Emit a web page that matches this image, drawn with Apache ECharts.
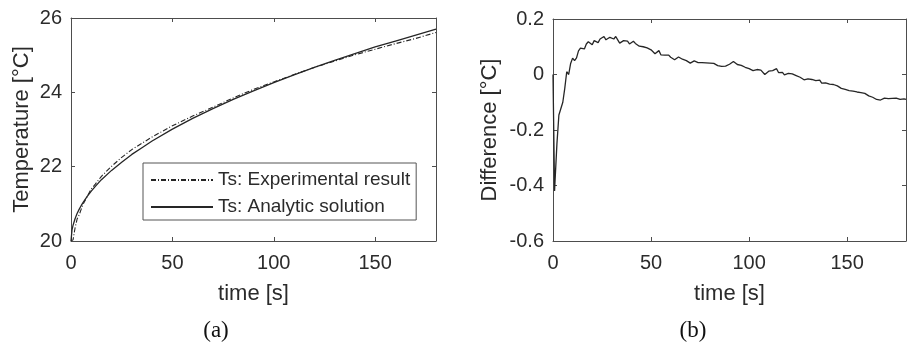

○ ○ ○

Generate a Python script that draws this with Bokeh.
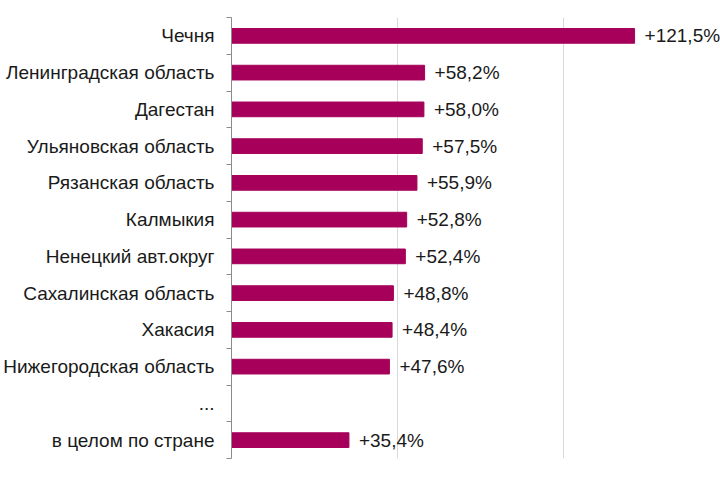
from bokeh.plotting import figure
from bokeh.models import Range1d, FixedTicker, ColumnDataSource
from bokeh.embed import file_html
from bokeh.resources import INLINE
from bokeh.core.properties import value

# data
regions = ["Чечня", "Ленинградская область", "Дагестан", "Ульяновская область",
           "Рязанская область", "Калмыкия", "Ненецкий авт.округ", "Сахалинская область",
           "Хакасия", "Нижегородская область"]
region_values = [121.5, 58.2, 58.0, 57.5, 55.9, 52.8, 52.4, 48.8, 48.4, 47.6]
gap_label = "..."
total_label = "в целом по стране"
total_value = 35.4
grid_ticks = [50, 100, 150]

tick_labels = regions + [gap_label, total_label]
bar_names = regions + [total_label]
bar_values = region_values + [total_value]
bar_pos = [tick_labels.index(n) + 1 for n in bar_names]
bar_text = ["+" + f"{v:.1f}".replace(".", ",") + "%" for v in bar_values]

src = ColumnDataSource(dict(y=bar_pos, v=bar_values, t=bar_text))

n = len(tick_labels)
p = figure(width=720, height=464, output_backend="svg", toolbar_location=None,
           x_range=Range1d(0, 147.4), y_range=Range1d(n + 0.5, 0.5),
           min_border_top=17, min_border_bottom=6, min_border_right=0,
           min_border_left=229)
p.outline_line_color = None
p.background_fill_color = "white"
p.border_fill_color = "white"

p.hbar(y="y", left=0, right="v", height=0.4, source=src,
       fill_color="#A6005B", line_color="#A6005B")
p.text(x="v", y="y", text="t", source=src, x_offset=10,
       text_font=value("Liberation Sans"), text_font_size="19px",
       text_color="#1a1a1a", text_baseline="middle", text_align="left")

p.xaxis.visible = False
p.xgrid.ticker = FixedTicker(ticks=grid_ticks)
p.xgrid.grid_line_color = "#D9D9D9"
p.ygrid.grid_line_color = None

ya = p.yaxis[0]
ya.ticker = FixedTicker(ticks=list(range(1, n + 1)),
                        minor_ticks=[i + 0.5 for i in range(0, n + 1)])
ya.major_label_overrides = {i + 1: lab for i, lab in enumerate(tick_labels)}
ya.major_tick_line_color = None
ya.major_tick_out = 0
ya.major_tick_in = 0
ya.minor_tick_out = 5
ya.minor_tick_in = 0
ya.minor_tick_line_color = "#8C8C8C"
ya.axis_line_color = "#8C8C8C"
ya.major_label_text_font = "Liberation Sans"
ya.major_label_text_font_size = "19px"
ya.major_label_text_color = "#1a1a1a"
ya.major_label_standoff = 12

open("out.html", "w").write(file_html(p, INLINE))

○ ○ ○

* _GOAL_
From the records above, give again only the part that opens with the line containing "Generate a Python" and closes with the line containing "from bokeh.core.properties import value". Keep both ends but drop the pictures.

* _ANSWER IN FULL_
Generate a Python script that draws this with Bokeh.
from bokeh.plotting import figure
from bokeh.models import Range1d, FixedTicker, ColumnDataSource
from bokeh.embed import file_html
from bokeh.resources import INLINE
from bokeh.core.properties import value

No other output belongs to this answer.